Unveiling Hidden Dangers: The Persistent Exposure of Secrets in JavaScript Bundles
In the digital age, the inadvertent exposure of sensitive information, such as API keys and access tokens, has become a pressing concern. Despite advancements in security protocols, these secrets continue to surface in JavaScript bundles, posing significant risks to organizations. A comprehensive study by Intruder’s research team sheds light on this pervasive issue, revealing the limitations of current detection methods and emphasizing the need for more robust security measures.
The Scope of the Problem
To assess the prevalence of secret exposures in JavaScript front-ends, Intruder developed an automated detection tool and scanned approximately 5 million applications. The findings were alarming: over 42,000 exposed tokens spanning 334 different secret types were identified. This extensive exposure underscores a critical vulnerability in modern web applications, particularly single-page applications (SPAs), which are increasingly popular but often lack comprehensive security scrutiny.
Limitations of Traditional Detection Methods
Existing secrets detection approaches exhibit notable shortcomings:
1. Traditional Secrets Detection: This method relies on scanning known paths using regular expressions to match secret patterns. While it can identify some exposures, it often misses secrets embedded in dynamically loaded resources, such as JavaScript files, due to its static nature.
2. Dynamic Application Security Testing (DAST): DAST tools offer more comprehensive scanning capabilities, including application spidering and authentication support. However, their deployment is resource-intensive and typically reserved for high-value applications, leaving many others unprotected.
3. Static Application Security Testing (SAST): SAST tools analyze source code to detect vulnerabilities before deployment. While effective in early development stages, they may not catch secrets introduced during the build and deployment processes, which can bypass these safeguards and end up in production code.
Real-World Implications
The research uncovered several high-impact exposures, notably tokens for code repository platforms like GitHub and GitLab. A total of 688 such tokens were found, many active and granting full repository access. In one instance, a GitLab personal access token was directly embedded in a JavaScript file, highlighting the ease with which sensitive information can be inadvertently exposed.
The Need for Enhanced Detection Mechanisms
The findings highlight the necessity for advanced detection mechanisms capable of identifying secrets in JavaScript bundles before they reach production. Traditional shift-left controls, such as SAST, repository scanning, and IDE guardrails, are essential but insufficient on their own. Secrets introduced during build and deployment can evade these measures, necessitating additional layers of security.
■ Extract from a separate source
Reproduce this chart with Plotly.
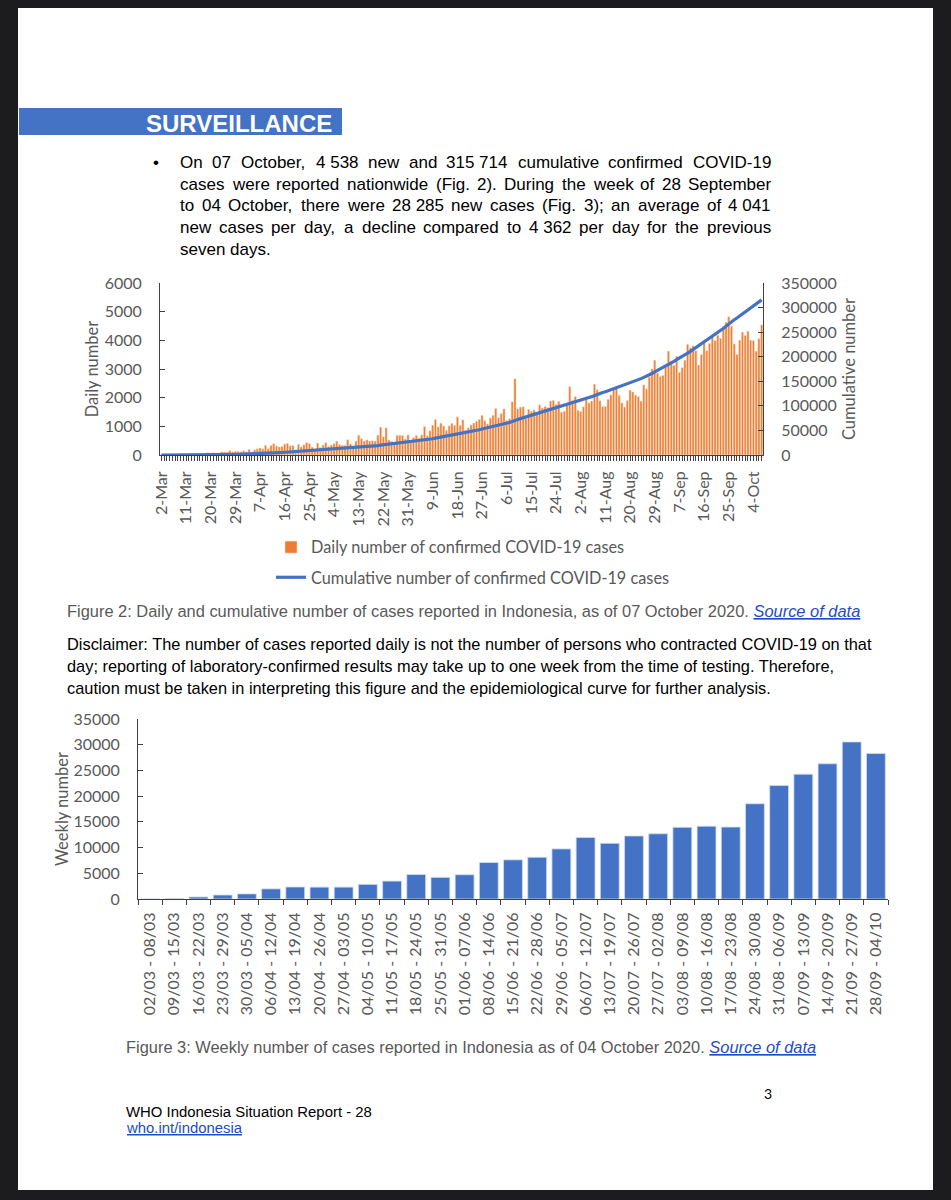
import pandas as pd
import plotly.graph_objects as go

W, H = 951, 1200

# ---------------- data ----------------
daily_cases = [
    2, 0, 0, 0, 2, 0, 2, 13, 8, 7, 0, 35, 27, 21, 17, 38, 55, 82, 60, 81, 64, 65, 107, 104, 103, 153, 109, 130, 129, 114,
    149, 113, 196, 106, 181, 218, 247, 218, 337, 219, 330, 399, 316, 282, 297, 380, 407, 325, 327, 185, 375, 283, 357, 436, 396, 275, 214, 415, 260, 347,
    433, 292, 349, 395, 484, 367, 338, 336, 533, 387, 233, 484, 689, 568, 490, 529, 489, 496, 486, 693, 973, 634, 949, 526, 479, 415, 686, 687, 678, 557, 700,
    467, 609, 684, 585, 703, 993, 672, 847, 1043, 1241, 979, 1111, 1014, 857, 1017, 1106, 1031, 1331, 1041, 1226, 862, 954, 1051, 1113, 1178, 1240, 1385, 1198, 1082, 1293,
    1385, 1624, 1301, 1447, 1607, 1209, 1268, 1853, 2657, 1611, 1671, 1681, 1282, 1591, 1522, 1574, 1462, 1752, 1639, 1693, 1655, 1882, 1906, 1761, 1868, 1492, 1525, 1748, 2381, 1904, 2040,
    1560, 1519, 1679, 1922, 1815, 1882, 2473, 2277, 1893, 1687, 1693, 1942, 2098, 2307, 2345, 2081, 1821, 1673, 1902, 2266, 2197, 2090, 2037, 1877, 2447, 2306, 2719, 3003, 3308, 2858, 2743,
    2775, 3075, 3622, 3269, 3128, 3444, 2880, 3046, 3307, 3861, 3737, 3806, 3636, 3141, 3507, 3963, 3635, 3891, 4168, 3989, 4176, 4071, 4465, 4634, 4823, 4494, 3874, 3509, 4002, 4284,
    4174, 4317, 4007, 3992, 3622, 4056, 4538,
]

cumulative_cases = [
    2, 2, 2, 2, 4, 4, 6, 19, 27, 34, 34, 69, 96, 117, 134, 172, 227, 309, 369, 450, 514, 579, 686, 790, 893, 1046, 1155, 1285, 1414, 1528,
    1677, 1790, 1986, 2092, 2273, 2491, 2738, 2956, 3293, 3512, 3842, 4241, 4557, 4839, 5136, 5516, 5923, 6248, 6575, 6760, 7135, 7418, 7775, 8211, 8607, 8882, 9096, 9511, 9771, 10118,
    10551, 10843, 11192, 11587, 12071, 12438, 12776, 13112, 13645, 14032, 14265, 14749, 15438, 16006, 16496, 17025, 17514, 18010, 18496, 19189, 20162, 20796, 21745, 22271, 22750, 23165, 23851, 24538, 25216, 25773, 26473,
    26940, 27549, 28233, 28818, 29521, 30514, 31186, 32033, 33076, 34316, 35295, 36406, 37420, 38277, 39294, 40400, 41431, 42762, 43803, 45029, 45891, 46845, 47896, 49009, 50187, 51427, 52812, 54010, 55092, 56385,
    57770, 59394, 60695, 62142, 63749, 64958, 66226, 68079, 70736, 72347, 74018, 75699, 76981, 78572, 80094, 81668, 83130, 84882, 86521, 88214, 89869, 91751, 93657, 95418, 97286, 98778, 100303, 102051, 104432, 106336, 108376,
    109936, 111455, 113134, 115056, 116871, 118753, 121226, 123503, 125396, 127083, 128776, 130718, 132816, 135123, 137468, 139549, 141370, 143043, 144945, 147211, 149408, 151498, 153535, 155412, 157859, 160165, 162884, 165887, 169195, 172053, 174796,
    177571, 180646, 184268, 187537, 190665, 194109, 196989, 200035, 203342, 207203, 210940, 214746, 218382, 221523, 225030, 228993, 232628, 236519, 240687, 244676, 248852, 252923, 257388, 262022, 266845, 271339, 275213, 278722, 282724, 287008,
    291182, 295499, 299506, 303498, 307120, 311176, 315714,
]

first_day = "2020-03-02"
dates = pd.date_range(first_day, periods=len(daily_cases), freq="D")
daily_tick_dates = dates[::9]

week_labels = [
    "02/03 - 08/03", "09/03 - 15/03", "16/03 - 22/03", "23/03 - 29/03", "30/03 - 05/04",
    "06/04 - 12/04", "13/04 - 19/04", "20/04 - 26/04", "27/04 - 03/05", "04/05 - 10/05",
    "11/05 - 17/05", "18/05 - 24/05", "25/05 - 31/05", "01/06 - 07/06", "08/06 - 14/06",
    "15/06 - 21/06", "22/06 - 28/06", "29/06 - 05/07", "06/07 - 12/07", "13/07 - 19/07",
    "20/07 - 26/07", "27/07 - 02/08", "03/08 - 09/08", "10/08 - 16/08", "17/08 - 23/08",
    "24/08 - 30/08", "31/08 - 06/09", "07/09 - 13/09", "14/09 - 20/09", "21/09 - 27/09",
    "28/09 - 04/10",
]
weekly_cases = [
    6, 111, 397, 771, 988, 1968, 2334, 2307, 2310, 2840, 3482, 4757, 4202, 4713, 7092,
    7614, 8119, 9739, 11950, 10822, 12257, 12677, 13941, 14153, 13986, 18518, 22056,
    24273, 26294, 30537, 28285,
]

# ---------------- styles ----------------
ARIAL = "Liberation Sans, Arial, sans-serif"
CALIBRI = "Lato, Carlito, Calibri, sans-serif"
GREY = "#595959"
AXIS = "#404040"
ORANGE = "#ED7D31"
BLUE = "#4472C4"
LINK = "#1F4BC9"
FRAME = "#1c1c1e"

# Arial advance widths (per 1000 em) for text layout
_AW = {
    " ": 278, ",": 278, ".": 278, "(": 333, ")": 333, ";": 278, ":": 278, "-": 333, "/": 278,
    "a": 556, "b": 556, "c": 500, "d": 556, "e": 556, "f": 278, "g": 556, "h": 556, "i": 222,
    "j": 222, "k": 500, "l": 222, "m": 833, "n": 556, "o": 556, "p": 556, "q": 556, "r": 333,
    "s": 500, "t": 278, "u": 556, "v": 500, "w": 722, "x": 500, "y": 500, "z": 500,
    "A": 667, "B": 667, "C": 722, "D": 722, "E": 667, "F": 611, "G": 778, "H": 722, "I": 278,
    "J": 500, "K": 667, "L": 556, "M": 833, "N": 722, "O": 778, "P": 667, "Q": 778, "R": 722,
    "S": 667, "T": 611, "U": 722, "V": 667, "W": 944, "X": 667, "Y": 667, "Z": 611,
}


def tw(s, size=1.0):
    return sum(_AW.get(c, 556) for c in s) / 1000.0 * size


# page offset of the figure inside the browser window (default body margin)
OFF = 8


def px(x):
    return (x - OFF) / W


def py(y):
    return 1 - (y - OFF) / H


annotations = []


def add_text(text, x, y, size, color="black", xanchor="left", family=ARIAL, angle=0):
    annotations.append(dict(
        text=text, x=px(x), y=py(y), xref="paper", yref="paper",
        xanchor=xanchor, yanchor="middle", showarrow=False, textangle=angle,
        font=dict(family=family, size=size, color=color),
        borderpad=0, borderwidth=0,
    ))


def justify(tokens, x0, x1, y, size, color="black"):
    widths = [tw(t, size) for t in tokens]
    gap = (x1 - x0 - sum(widths)) / (len(tokens) - 1)
    x = x0
    for t, w in zip(tokens, widths):
        add_text(t, x, y, size, color)
        x += w + gap


# ---------------- figure ----------------
fig = go.Figure()

fig.add_trace(go.Bar(
    x=dates, y=daily_cases, name="Daily number of confirmed COVID-19 cases",
    marker=dict(color=ORANGE, line=dict(width=0.5, color="#FBE3D3")), xaxis="x", yaxis="y",
    legendgroup="a",
))
fig.add_trace(go.Scatter(
    x=dates, y=cumulative_cases, name="Cumulative number of confirmed COVID-19 cases",
    mode="lines", line=dict(color=BLUE, width=3.2), xaxis="x", yaxis="y2",
    cliponaxis=False, legendgroup="b",
))
fig.add_trace(go.Bar(
    x=week_labels, y=weekly_cases, name="Weekly number",
    marker=dict(color=BLUE, line=dict(width=0.8, color="#D0DCF0")), xaxis="x2", yaxis="y3",
    showlegend=False,
))

# ---------------- text blocks ----------------
shapes = [
    dict(type="rect", xref="paper", yref="paper", x0=px(18), x1=px(933), y0=py(1190), y1=py(7),
         fillcolor="white", line=dict(width=0), layer="below"),
    dict(type="rect", xref="paper", yref="paper", x0=px(19), x1=px(342), y0=py(135), y1=py(108),
         fillcolor=BLUE, line=dict(width=0), layer="below"),
]
add_text("<b>SURVEILLANCE</b>", 332, 123.5, 24, "white", xanchor="right")

# bullet paragraph
BODY = 17
add_text("\u2022", 156, 163, BODY, "black", xanchor="center")
bullet_lines = [
    ["On", "07", "October,", "4 538", "new", "and", "315 714", "cumulative", "confirmed", "COVID-19"],
    ["cases", "were", "reported", "nationwide", "(Fig.", "2).", "During", "the", "week", "of", "28", "September"],
    ["to", "04", "October,", "there", "were", "28 285", "new", "cases", "(Fig.", "3);", "an", "average", "of", "4 041"],
    ["new", "cases", "per", "day,", "a", "decline", "compared", "to", "4 362", "per", "day", "for", "the", "previous"],
]
line_y = [162.5, 184.2, 205.9, 227.5]
for toks, yy in zip(bullet_lines, line_y):
    justify(toks, 180, 771, yy, BODY)
add_text("seven days.", 180, 249.2, BODY)

# figure 2 caption
cap2_a = "Figure 2: Daily and cumulative number of cases reported in Indonesia, as of 07 October 2020. "
cap2_b = "Source of data"
s2 = (861 - 67) / tw(cap2_a + cap2_b)
add_text(cap2_a + "<span style='color:%s;font-style:italic'><u>%s</u></span>" % (LINK, cap2_b),
         67, 611, s2, GREY)

# disclaimer
disc = [
    "Disclaimer: The number of cases reported daily is not the number of persons who contracted COVID-19 on that",
    "day; reporting of laboratory-confirmed results may take up to one week from the time of testing. Therefore,",
    "caution must be taken in interpreting this figure and the epidemiological curve for further analysis.",
]
sd = (872 - 67) / tw(disc[0])
for t, yy in zip(disc, [644, 666, 688]):
    add_text(t, 67, yy, sd, "black")

# figure 3 caption
cap3_a = "Figure 3: Weekly number of cases reported in Indonesia as of 04 October 2020. "
cap3_b = "Source of data"
s3 = (817 - 126) / tw(cap3_a + cap3_b)
add_text(cap3_a + "<span style='color:%s;font-style:italic'><u>%s</u></span>" % (LINK, cap3_b),
         126, 1047, s3, GREY)

# footer
foot = "WHO Indonesia Situation Report - 28"
sf = (372 - 126) / tw(foot)
add_text(foot, 126, 1112, sf, "black")
add_text("<span style='color:%s'><u>who.int/indonesia</u></span>" % LINK, 126, 1128, sf, LINK)
add_text("3", 768, 1093, 14, "black", xanchor="center", family=CALIBRI)

# ---------------- axes ----------------
tickfont = dict(family=CALIBRI, size=16, color=GREY)
titlefont = dict(family=CALIBRI, size=16.5, color=GREY)

fig.update_layout(
    width=W, height=H,
    margin=dict(l=0, r=0, t=0, b=0, pad=0, autoexpand=False),
    paper_bgcolor=FRAME,
    plot_bgcolor="rgba(0,0,0,0)",
    bargap=0.22,
    font=dict(family=CALIBRI, color=GREY),
    shapes=shapes,
    annotations=annotations,
    showlegend=True,
    legend=dict(
        x=px(271), y=py(530), xanchor="left", yanchor="top",
        bgcolor="rgba(0,0,0,0)", borderwidth=0,
        font=dict(family=CALIBRI, size=16.3, color=GREY),
        traceorder="grouped", tracegroupgap=6,
    ),
    xaxis=dict(
        domain=[px(160), px(763)], anchor="y", type="date",
        range=["2020-03-01 12:00", "2020-10-07 12:00"],
        tickvals=list(daily_tick_dates), tickformat="%-d-%b", tickangle=-90,
        ticks="outside", ticklen=5, tickcolor=AXIS, tickwidth=1,
        minor=dict(ticks="outside", ticklen=5, tickcolor=AXIS, tickwidth=1,
                   dtick=86400000, tick0=first_day, showgrid=False),
        showline=True, linecolor=AXIS, linewidth=1, showgrid=False, zeroline=False,
        tickfont=tickfont, ticklabelstandoff=4, automargin=False,
    ),
    yaxis=dict(
        domain=[py(455), py(283)], anchor="x", range=[0, 6000], dtick=1000, tickformat="d",
        ticks="inside", ticklen=5, tickcolor=AXIS, showline=True, linecolor=AXIS,
        showgrid=False, zeroline=False, tickfont=tickfont, ticklabelstandoff=14,
        title=dict(text="Daily number", font=titlefont, standoff=1), automargin=False,
    ),
    yaxis2=dict(
        overlaying="y", side="right", anchor="x", range=[0, 350000], dtick=50000, tickformat="d",
        ticks="inside", ticklen=5, tickcolor=AXIS, showline=True, linecolor=AXIS,
        showgrid=False, zeroline=False, tickfont=tickfont, ticklabelstandoff=14,
        title=dict(text="Cumulative number", font=titlefont, standoff=7), automargin=False,
    ),
    xaxis2=dict(
        domain=[px(138), px(888)], anchor="y3", type="category",
        tickson="boundaries", ticks="outside", ticklen=5, tickcolor=AXIS,
        tickangle=-90, showline=True, linecolor=AXIS, linewidth=1,
        showgrid=False, zeroline=False, tickfont=tickfont, ticklabelstandoff=6,
        automargin=False,
    ),
    yaxis3=dict(
        domain=[py(899), py(719)], anchor="x2", range=[0, 35000], dtick=5000, tickformat="d",
        ticks="inside", ticklen=5, tickcolor=AXIS, showline=True, linecolor=AXIS,
        showgrid=False, zeroline=False, tickfont=tickfont, ticklabelstandoff=14,
        title=dict(text="Weekly number", font=titlefont, standoff=0), automargin=False,
    ),
)

fig.write_html("out.html", post_script="document.body.style.background='%s';" % FRAME)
To address this gap, Intruder has integrated automated SPA secrets detection into its platform, enabling teams to identify and remediate exposures proactively. This approach emphasizes the importance of continuous monitoring and the adoption of tools that can adapt to the evolving landscape of web application development.
Conclusion
The persistent exposure of secrets in JavaScript bundles is a significant security concern that demands immediate attention. Organizations must recognize the limitations of existing detection methods and invest in comprehensive solutions that encompass the entire development lifecycle. By implementing advanced detection tools and fostering a culture of security awareness, businesses can mitigate the risks associated with secret exposures and safeguard their digital assets.